Even with a standard eigenvalue problem, extracting only the occupied subspace (Nₑ/2 eigenpairs) can dominate the runtime for large systems. The authors therefore incorporate Chebyshev polynomial filtering. A high‑order Chebyshev polynomial of the Hamiltonian amplifies eigencomponents within the occupied energy window while suppressing the rest of the spectrum. After filtering, a short orthogonalisation and Rayleigh‑Ritz step yields accurate occupied eigenvectors. Benchmarks show that this Chebyshev‑accelerated subspace iteration is 100–200 times faster than conventional Davidson or Lanczos solvers for the same convergence criteria.

A systematic study of FE polynomial order (p = 1–8) is presented for a variety of test cases, ranging from isolated atoms and small molecules to metallic clusters containing up to 1 688 atoms. The results demonstrate that orders 4–6 provide the best trade‑off between accuracy and computational cost. For chemical‑accuracy targets (energy error ≤ 1 mHa), sixth‑order elements reduce the required DOFs by a factor of 5–15 relative to linear elements, translating into overall runtime savings of 10²–10³. Orders higher than six show diminishing returns because the condition number of the stiffness matrix grows rapidly and the overhead of higher‑order quadrature outweighs the gains.

Performance comparisons reveal that for non‑periodic local‑pseudopotential calculations, the higher‑order FE approach matches plane‑wave (PW) methods in both speed and scalability.
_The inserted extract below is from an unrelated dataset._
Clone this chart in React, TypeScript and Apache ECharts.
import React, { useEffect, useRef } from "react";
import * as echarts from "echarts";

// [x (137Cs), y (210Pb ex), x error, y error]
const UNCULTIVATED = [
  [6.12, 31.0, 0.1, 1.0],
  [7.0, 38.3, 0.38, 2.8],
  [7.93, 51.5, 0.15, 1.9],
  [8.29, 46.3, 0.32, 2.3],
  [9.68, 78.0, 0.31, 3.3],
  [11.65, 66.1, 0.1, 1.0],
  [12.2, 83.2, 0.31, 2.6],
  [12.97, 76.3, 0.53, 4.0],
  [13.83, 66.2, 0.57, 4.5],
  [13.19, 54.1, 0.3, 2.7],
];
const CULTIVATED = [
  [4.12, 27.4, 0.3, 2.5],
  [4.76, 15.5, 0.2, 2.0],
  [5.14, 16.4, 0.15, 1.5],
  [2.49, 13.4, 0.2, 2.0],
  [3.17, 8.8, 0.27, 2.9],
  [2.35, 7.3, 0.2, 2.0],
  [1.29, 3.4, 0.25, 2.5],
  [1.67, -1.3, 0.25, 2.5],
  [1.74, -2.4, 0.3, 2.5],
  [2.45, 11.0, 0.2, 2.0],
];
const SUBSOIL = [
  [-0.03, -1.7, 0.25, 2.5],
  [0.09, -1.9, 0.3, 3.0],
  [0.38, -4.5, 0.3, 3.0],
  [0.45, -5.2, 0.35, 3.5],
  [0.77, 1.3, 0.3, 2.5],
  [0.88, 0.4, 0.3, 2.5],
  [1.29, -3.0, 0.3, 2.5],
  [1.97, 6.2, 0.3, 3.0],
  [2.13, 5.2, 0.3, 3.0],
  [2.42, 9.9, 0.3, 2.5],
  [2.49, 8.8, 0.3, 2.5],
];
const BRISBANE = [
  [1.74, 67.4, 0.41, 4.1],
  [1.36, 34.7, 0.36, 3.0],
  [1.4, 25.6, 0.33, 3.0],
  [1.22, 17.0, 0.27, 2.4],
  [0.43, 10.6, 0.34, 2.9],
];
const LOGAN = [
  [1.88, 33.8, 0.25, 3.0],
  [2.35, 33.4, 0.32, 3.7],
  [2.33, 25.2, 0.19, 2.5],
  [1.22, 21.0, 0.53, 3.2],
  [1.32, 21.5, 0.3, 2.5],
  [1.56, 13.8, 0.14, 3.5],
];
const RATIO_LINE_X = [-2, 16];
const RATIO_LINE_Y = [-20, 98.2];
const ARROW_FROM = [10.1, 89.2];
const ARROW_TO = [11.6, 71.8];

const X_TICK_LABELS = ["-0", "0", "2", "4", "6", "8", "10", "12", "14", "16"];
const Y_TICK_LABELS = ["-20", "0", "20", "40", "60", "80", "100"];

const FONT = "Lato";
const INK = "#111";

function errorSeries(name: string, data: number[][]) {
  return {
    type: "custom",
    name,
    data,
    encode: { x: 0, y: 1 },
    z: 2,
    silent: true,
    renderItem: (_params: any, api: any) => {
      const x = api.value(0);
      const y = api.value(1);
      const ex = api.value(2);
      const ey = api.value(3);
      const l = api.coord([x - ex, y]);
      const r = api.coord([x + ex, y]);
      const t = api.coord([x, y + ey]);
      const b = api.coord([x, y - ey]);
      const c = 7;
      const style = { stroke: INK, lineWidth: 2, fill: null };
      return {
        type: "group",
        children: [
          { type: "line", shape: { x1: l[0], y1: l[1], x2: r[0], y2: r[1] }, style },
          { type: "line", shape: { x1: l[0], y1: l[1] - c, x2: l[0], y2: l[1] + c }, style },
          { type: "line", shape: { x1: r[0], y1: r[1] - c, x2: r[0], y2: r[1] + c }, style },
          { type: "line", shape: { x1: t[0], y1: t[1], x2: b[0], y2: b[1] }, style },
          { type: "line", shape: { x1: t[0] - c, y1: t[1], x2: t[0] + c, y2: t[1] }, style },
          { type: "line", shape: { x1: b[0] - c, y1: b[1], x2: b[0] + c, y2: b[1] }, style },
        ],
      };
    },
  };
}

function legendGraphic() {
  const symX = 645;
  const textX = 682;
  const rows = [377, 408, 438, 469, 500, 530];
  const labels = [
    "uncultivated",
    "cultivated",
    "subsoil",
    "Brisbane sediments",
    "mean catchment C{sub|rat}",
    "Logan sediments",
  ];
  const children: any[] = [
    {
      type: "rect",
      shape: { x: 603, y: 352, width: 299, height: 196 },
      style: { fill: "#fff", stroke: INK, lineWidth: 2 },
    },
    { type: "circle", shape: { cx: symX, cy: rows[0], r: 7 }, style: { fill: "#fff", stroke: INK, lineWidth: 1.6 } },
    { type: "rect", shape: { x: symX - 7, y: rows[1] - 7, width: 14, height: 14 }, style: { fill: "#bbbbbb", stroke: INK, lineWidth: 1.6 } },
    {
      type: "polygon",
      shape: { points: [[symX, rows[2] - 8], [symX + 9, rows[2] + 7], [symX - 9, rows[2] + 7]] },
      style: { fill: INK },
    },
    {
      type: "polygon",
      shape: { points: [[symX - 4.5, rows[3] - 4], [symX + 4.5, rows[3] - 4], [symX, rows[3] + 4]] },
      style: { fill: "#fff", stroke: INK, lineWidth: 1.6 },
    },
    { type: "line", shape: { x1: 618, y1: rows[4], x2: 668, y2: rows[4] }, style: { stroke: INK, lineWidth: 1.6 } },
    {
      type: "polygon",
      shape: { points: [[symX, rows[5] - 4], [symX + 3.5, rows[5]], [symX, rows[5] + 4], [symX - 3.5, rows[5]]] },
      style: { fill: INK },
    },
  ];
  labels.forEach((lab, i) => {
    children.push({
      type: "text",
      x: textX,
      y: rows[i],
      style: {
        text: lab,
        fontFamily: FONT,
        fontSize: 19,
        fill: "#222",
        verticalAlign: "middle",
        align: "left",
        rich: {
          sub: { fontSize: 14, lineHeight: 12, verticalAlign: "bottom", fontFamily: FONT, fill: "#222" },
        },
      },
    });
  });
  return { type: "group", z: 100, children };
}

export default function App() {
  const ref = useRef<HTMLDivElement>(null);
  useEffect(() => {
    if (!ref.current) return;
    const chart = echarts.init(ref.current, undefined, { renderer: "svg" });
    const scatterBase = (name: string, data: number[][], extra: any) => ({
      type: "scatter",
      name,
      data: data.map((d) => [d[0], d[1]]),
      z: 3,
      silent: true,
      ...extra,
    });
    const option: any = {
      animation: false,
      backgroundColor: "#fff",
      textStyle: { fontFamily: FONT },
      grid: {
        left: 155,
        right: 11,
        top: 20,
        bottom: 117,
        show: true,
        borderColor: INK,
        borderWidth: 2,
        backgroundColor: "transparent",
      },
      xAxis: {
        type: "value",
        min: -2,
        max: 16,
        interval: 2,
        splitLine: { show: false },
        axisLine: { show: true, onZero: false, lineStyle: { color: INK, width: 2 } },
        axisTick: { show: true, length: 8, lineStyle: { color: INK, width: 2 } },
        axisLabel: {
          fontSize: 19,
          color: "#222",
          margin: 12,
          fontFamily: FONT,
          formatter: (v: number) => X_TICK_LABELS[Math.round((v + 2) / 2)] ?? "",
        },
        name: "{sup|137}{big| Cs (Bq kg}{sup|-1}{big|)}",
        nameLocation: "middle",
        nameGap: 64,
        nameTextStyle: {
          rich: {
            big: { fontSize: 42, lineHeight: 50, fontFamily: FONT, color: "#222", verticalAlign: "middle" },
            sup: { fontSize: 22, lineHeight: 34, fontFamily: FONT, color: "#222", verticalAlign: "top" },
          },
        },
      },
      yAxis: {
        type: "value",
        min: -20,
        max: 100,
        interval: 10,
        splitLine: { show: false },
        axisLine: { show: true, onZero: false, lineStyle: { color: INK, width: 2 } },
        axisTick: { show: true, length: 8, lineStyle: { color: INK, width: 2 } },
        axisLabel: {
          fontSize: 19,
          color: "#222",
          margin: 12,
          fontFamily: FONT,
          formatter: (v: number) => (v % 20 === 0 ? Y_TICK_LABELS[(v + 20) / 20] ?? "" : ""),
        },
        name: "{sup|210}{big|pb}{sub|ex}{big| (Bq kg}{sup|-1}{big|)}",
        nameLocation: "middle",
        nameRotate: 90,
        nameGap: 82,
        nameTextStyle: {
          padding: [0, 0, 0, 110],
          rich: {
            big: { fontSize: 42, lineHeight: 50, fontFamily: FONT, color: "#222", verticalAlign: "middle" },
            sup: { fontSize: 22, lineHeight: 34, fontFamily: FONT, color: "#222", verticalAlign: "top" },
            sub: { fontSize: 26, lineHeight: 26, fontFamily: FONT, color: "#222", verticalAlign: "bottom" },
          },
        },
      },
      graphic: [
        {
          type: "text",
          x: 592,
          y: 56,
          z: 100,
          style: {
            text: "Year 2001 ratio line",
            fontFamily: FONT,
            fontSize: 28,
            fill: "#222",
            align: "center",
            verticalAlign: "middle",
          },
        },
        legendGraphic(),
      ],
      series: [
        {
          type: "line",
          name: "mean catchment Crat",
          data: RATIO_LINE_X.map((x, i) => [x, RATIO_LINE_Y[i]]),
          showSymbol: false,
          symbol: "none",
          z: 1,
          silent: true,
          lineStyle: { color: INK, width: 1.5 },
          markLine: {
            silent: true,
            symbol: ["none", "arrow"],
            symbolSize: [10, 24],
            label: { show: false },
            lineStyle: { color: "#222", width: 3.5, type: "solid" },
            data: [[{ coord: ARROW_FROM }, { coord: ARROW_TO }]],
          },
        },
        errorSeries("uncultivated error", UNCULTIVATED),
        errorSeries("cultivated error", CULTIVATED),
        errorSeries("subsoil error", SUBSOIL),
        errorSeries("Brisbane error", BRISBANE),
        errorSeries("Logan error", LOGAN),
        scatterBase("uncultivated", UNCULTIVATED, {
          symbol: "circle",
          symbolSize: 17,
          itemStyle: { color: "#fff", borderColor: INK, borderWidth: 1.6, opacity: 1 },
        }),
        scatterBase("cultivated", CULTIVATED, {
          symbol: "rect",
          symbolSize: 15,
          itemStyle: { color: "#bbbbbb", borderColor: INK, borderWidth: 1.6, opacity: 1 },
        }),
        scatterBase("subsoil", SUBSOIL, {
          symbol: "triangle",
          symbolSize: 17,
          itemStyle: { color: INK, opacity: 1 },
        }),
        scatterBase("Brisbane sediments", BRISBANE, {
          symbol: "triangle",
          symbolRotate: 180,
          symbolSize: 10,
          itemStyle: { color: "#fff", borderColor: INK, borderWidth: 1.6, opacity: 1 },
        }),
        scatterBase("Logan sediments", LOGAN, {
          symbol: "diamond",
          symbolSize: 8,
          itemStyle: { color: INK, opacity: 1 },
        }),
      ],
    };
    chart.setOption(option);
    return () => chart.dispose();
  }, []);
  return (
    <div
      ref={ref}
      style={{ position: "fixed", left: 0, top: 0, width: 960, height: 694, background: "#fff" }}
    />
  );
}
For all‑electron calculations, the FE method is within one to two orders of magnitude of Gaussian‑type orbital (GTO) codes, while offering systematic convergence and the ability to handle arbitrary boundary conditions.

The implementation is parallelised with MPI and exhibits strong scaling up to 192 processors. As a showcase, the authors compute the electronic structure of a metallic system with 1 688 atoms on a modest cluster, achieving convergence in under two hours. This demonstrates that the proposed methodology can extend real‑space DFT to system sizes that were previously out of reach for FE‑based solvers.
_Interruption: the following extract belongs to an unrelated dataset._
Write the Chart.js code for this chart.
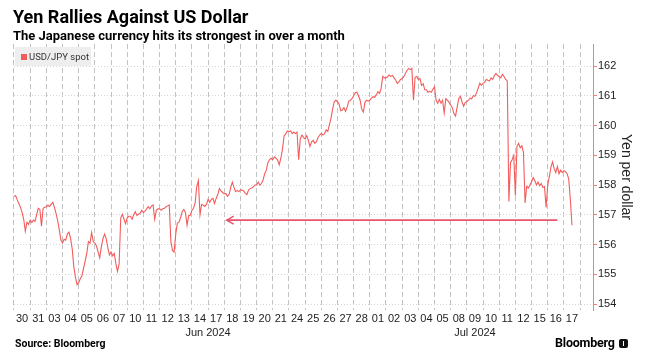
<!DOCTYPE html>
<html>
<head>
<meta charset="utf-8">
<script src="https://cdn.jsdelivr.net/npm/chart.js"></script>
<style>
  body { margin: 0; background: #fff; }
  #wrap { position: relative; width: 646px; height: 362px; font-family: Roboto, "Liberation Sans", sans-serif; color: #000; }
  #chart { position: absolute; left: 0; top: 0; }
  .title { position: absolute; left: 13px; top: 6px; font-size: 18px; font-weight: 700; white-space: nowrap; }
  .sub { position: absolute; left: 13px; top: 28px; font-size: 13px; font-weight: 700; white-space: nowrap; }
  .legend { position: absolute; left: 15px; top: 47px; width: 76px; height: 19px; background: #eeeeee;
            font-size: 9.5px; color: #333; line-height: 19px; white-space: nowrap; }
  .legend i { display: inline-block; width: 6px; height: 6px; background: #f25c5c; margin: 0 2px 0 6px; vertical-align: 0; }
  .source { position: absolute; left: 15px; top: 337px; font-size: 10.5px; font-weight: 700; }
  .logo { position: absolute; left: 555px; top: 335px; font-size: 12.5px; font-weight: 700; letter-spacing: -0.2px; }
  .logo b { display: inline-block; width: 9px; height: 9px; background: #111; border-radius: 2px; margin-left: 4px; vertical-align: -1px; position: relative; }
  .logo b::after { content: ""; position: absolute; left: 4px; top: 2px; width: 1px; height: 5px; background: #fff; }
</style>
</head>
<body>
<div id="wrap">
  <canvas id="chart" width="646" height="362"></canvas>
  <div class="title">Yen Rallies Against US Dollar</div>
  <div class="sub">The Japanese currency hits its strongest in over a month</div>
  <div class="legend"><i></i>USD/JPY spot</div>
  <div class="source">Source: Bloomberg</div>
  <div class="logo">Bloomberg<b></b></div>
</div>
<script>
  // trading days, 30 May - 17 Jul 2024
  const days = ['30', '31', '03', '04', '05', '06', '07', '10', '11', '12', '13', '14', '17', '18', '19', '20', '21',
    '24', '25', '26', '27', '28', '01', '02', '03', '04', '05', '08', '09', '10', '11', '12', '15', '16', '17'];
  const months = ['Jun 2024', 'Jul 2024'];
  const monthSpans = [[2, 22], [22, 35]]; // day index ranges
  const yTicks = [154, 155, 156, 157, 158, 159, 160, 161, 162];

  // USD/JPY spot, ten readings per trading day (last day incomplete)
  const spotByDay = [
    [157.62, 157.64, 157.50, 157.38, 157.25, 157.08, 156.85, 156.45, 156.75, 156.68],
    [156.82, 156.74, 156.82, 156.78, 157.00, 157.22, 157.18, 156.62, 157.22, 157.25],
    [157.27, 157.32, 157.28, 157.36, 157.42, 157.25, 157.05, 156.80, 156.50, 156.15],
    [156.05, 156.18, 156.15, 156.36, 156.42, 156.20, 155.85, 155.25, 154.90, 154.65],
    [154.72, 154.85, 154.95, 155.20, 155.45, 155.70, 156.10, 156.05, 156.40, 156.10],
    [156.05, 155.95, 155.75, 155.55, 155.92, 156.20, 156.35, 156.20, 155.90, 155.65],
    [155.75, 155.62, 155.70, 155.35, 155.10, 155.35, 156.90, 157.02, 156.85, 156.70],
    [156.90, 156.95, 156.95, 156.85, 157.00, 157.10, 156.98, 157.02, 157.05, 157.15],
    [157.08, 157.12, 157.20, 157.27, 157.20, 157.30, 157.33, 156.85, 157.15, 157.20],
    [157.20, 157.15, 157.20, 157.22, 157.27, 157.30, 157.33, 156.10, 155.80, 155.75],
    [156.35, 156.72, 156.75, 156.90, 157.10, 157.18, 157.08, 156.65, 156.97, 156.98],
    [157.15, 157.22, 157.40, 157.95, 158.15, 157.00, 157.35, 157.32, 157.28, 157.35],
    [157.52, 157.42, 157.52, 157.55, 157.38, 157.55, 157.68, 157.88, 157.80, 157.75],
    [157.70, 157.72, 157.62, 157.68, 157.92, 158.10, 157.92, 157.78, 157.82, 157.78],
    [157.83, 157.83, 157.80, 157.72, 157.68, 157.83, 157.88, 157.90, 157.94, 158.00],
    [158.00, 158.10, 158.00, 158.05, 158.17, 158.38, 158.50, 158.75, 158.85, 158.90],
    [158.85, 158.95, 158.90, 158.84, 158.68, 158.90, 159.20, 159.65, 159.72, 159.82],
    [159.80, 159.82, 159.73, 159.78, 159.73, 159.78, 158.85, 159.55, 159.68, 159.60],
    [159.55, 159.66, 159.50, 159.30, 159.45, 159.50, 159.40, 159.46, 159.60, 159.68],
    [159.73, 159.68, 159.73, 159.85, 159.80, 160.02, 160.25, 160.55, 160.80, 160.85],
    [160.80, 160.72, 160.50, 160.52, 160.60, 160.48, 160.62, 160.82, 160.85, 160.90],
    [161.00, 161.10, 161.12, 161.00, 160.85, 160.55, 160.45, 160.78, 160.85, 160.82],
    [160.85, 160.92, 160.97, 160.95, 161.03, 161.14, 161.08, 161.25, 161.65, 161.60],
    [161.60, 161.64, 161.70, 161.65, 161.68, 161.60, 161.53, 161.42, 161.47, 161.55],
    [161.58, 161.64, 161.75, 161.85, 161.92, 161.88, 161.92, 160.85, 161.62, 161.65],
    [161.55, 161.58, 161.35, 161.40, 161.20, 161.20, 161.12, 161.15, 161.12, 161.22],
    [161.30, 160.85, 160.75, 160.88, 160.75, 160.85, 160.42, 160.90, 160.85, 160.78],
    [160.68, 160.60, 160.40, 160.32, 160.62, 160.90, 160.98, 160.80, 160.65, 160.78],
    [160.80, 160.85, 160.92, 160.90, 161.00, 160.98, 161.10, 161.25, 161.42, 161.35],
    [161.42, 161.46, 161.55, 161.52, 161.50, 161.60, 161.55, 161.68, 161.75, 161.68],
    [161.65, 161.60, 161.72, 161.65, 161.55, 161.50, 157.45, 158.75, 158.85, 159.00],
    [157.65, 159.30, 159.40, 159.25, 159.32, 159.10, 157.40, 157.95, 157.90, 158.00],
    [158.10, 158.25, 158.15, 158.00, 158.10, 157.98, 158.05, 157.92, 157.95, 157.25],
    [158.00, 158.28, 158.60, 158.78, 158.55, 158.42, 158.62, 158.38, 158.50, 158.42],
    [158.48, 158.45, 158.38, 158.20, 157.50, 156.65]
  ];

  // arrow annotation (day index from/to, level)
  const arrowFrom = 33.6;
  const arrowTo = 13.15;
  const arrowLevel = 156.82;

  const xMax = 35.8;
  const lineRed = 'rgb(242, 92, 92)';
  const arrowRed = '#e9546b';
  const tickFont = { family: 'Liberation Sans', size: 11 };

  const points = [];
  spotByDay.forEach((vals, d) => {
    vals.forEach((v, k) => points.push({ x: d + k / 10, y: v }));
  });

  const arrowHead = {
    id: 'arrowHead',
    afterDatasetsDraw(chart) {
      const { ctx, scales: { x, y } } = chart;
      const px = x.getPixelForValue(arrowTo);
      const py = y.getPixelForValue(arrowLevel);
      ctx.save();
      ctx.strokeStyle = arrowRed;
      ctx.lineWidth = 1.5;
      ctx.beginPath();
      ctx.moveTo(px + 7, py - 4);
      ctx.lineTo(px, py);
      ctx.lineTo(px + 7, py + 4);
      ctx.stroke();
      ctx.restore();
    }
  };

  new Chart(document.getElementById('chart'), {
    type: 'line',
    data: {
      datasets: [
        { data: points, borderColor: lineRed, borderWidth: 1.1, pointRadius: 0, tension: 0 },
        { data: [{ x: arrowFrom, y: arrowLevel }, { x: arrowTo, y: arrowLevel }],
          borderColor: arrowRed, borderWidth: 1.8, pointRadius: 0 }
      ]
    },
    options: {
      responsive: false,
      animation: false,
      devicePixelRatio: 1,
      layout: { padding: { left: 14, right: 8, top: 44, bottom: 20 } },
      plugins: { legend: { display: false }, tooltip: { enabled: false } },
      scales: {
        x: {
          type: 'linear', min: 0, max: xMax,
          afterBuildTicks: s => { s.ticks = days.map((d, i) => ({ value: i + 0.5 })); },
          afterFit: s => { s.height = 15; },
          ticks: { autoSkip: false, maxRotation: 0, padding: 2, color: '#222', font: tickFont,
                   callback: (v, i) => days[i] },
          grid: { offset: true, color: '#c2c2c2', drawTicks: false },
          border: { display: false, dash: [5, 3] }
        },
        x2: {
          type: 'linear', position: 'bottom', weight: 1, min: 0, max: xMax,
          afterBuildTicks: s => { s.ticks = monthSpans.map(m => ({ value: (m[0] + m[1]) / 2 })); },
          afterFit: s => { s.height = 17; },
          ticks: { autoSkip: false, maxRotation: 0, padding: 1, color: '#222', font: tickFont,
                   callback: (v, i) => months[i] },
          grid: { display: false, drawTicks: false },
          border: { display: false }
        },
        y: {
          position: 'right', min: 153.8, max: 162.74,
          afterBuildTicks: s => { s.ticks = yTicks.map(v => ({ value: v })); },
          afterFit: s => { s.width = 45; },
          ticks: { padding: 1, color: '#222', font: tickFont },
          grid: { color: '#d6d6d6', tickColor: '#f47e7e', tickLength: 4, tickBorderDash: [] },
          border: { color: '#f47e7e', dash: [1, 2] },
          title: { display: true, text: 'Yen per dollar', color: '#222',
                   font: { family: 'Liberation Sans', size: 14 }, padding: { top: 4, bottom: 0 } }
        }
      }
    },
    plugins: [arrowHead]
  });
</script>
</body>
</html>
In summary, the paper contributes (i) a physics‑driven a‑priori mesh‑adaptation scheme, (ii) a diagonal‑mass‑matrix spectral FE discretisation that eliminates the generalized eigenvalue problem, (iii) Chebyshev‑filter subspace iteration that accelerates occupied‑state extraction by two orders of magnitude, and (iv) a thorough quantitative analysis of the benefits of higher‑order FE elements. Together, these innovations provide a practical, scalable route to high‑accuracy, large‑scale real‑space DFT calculations, opening the door to future extensions such as time‑dependent DFT, hybrid functionals, and GPU‑accelerated implementations.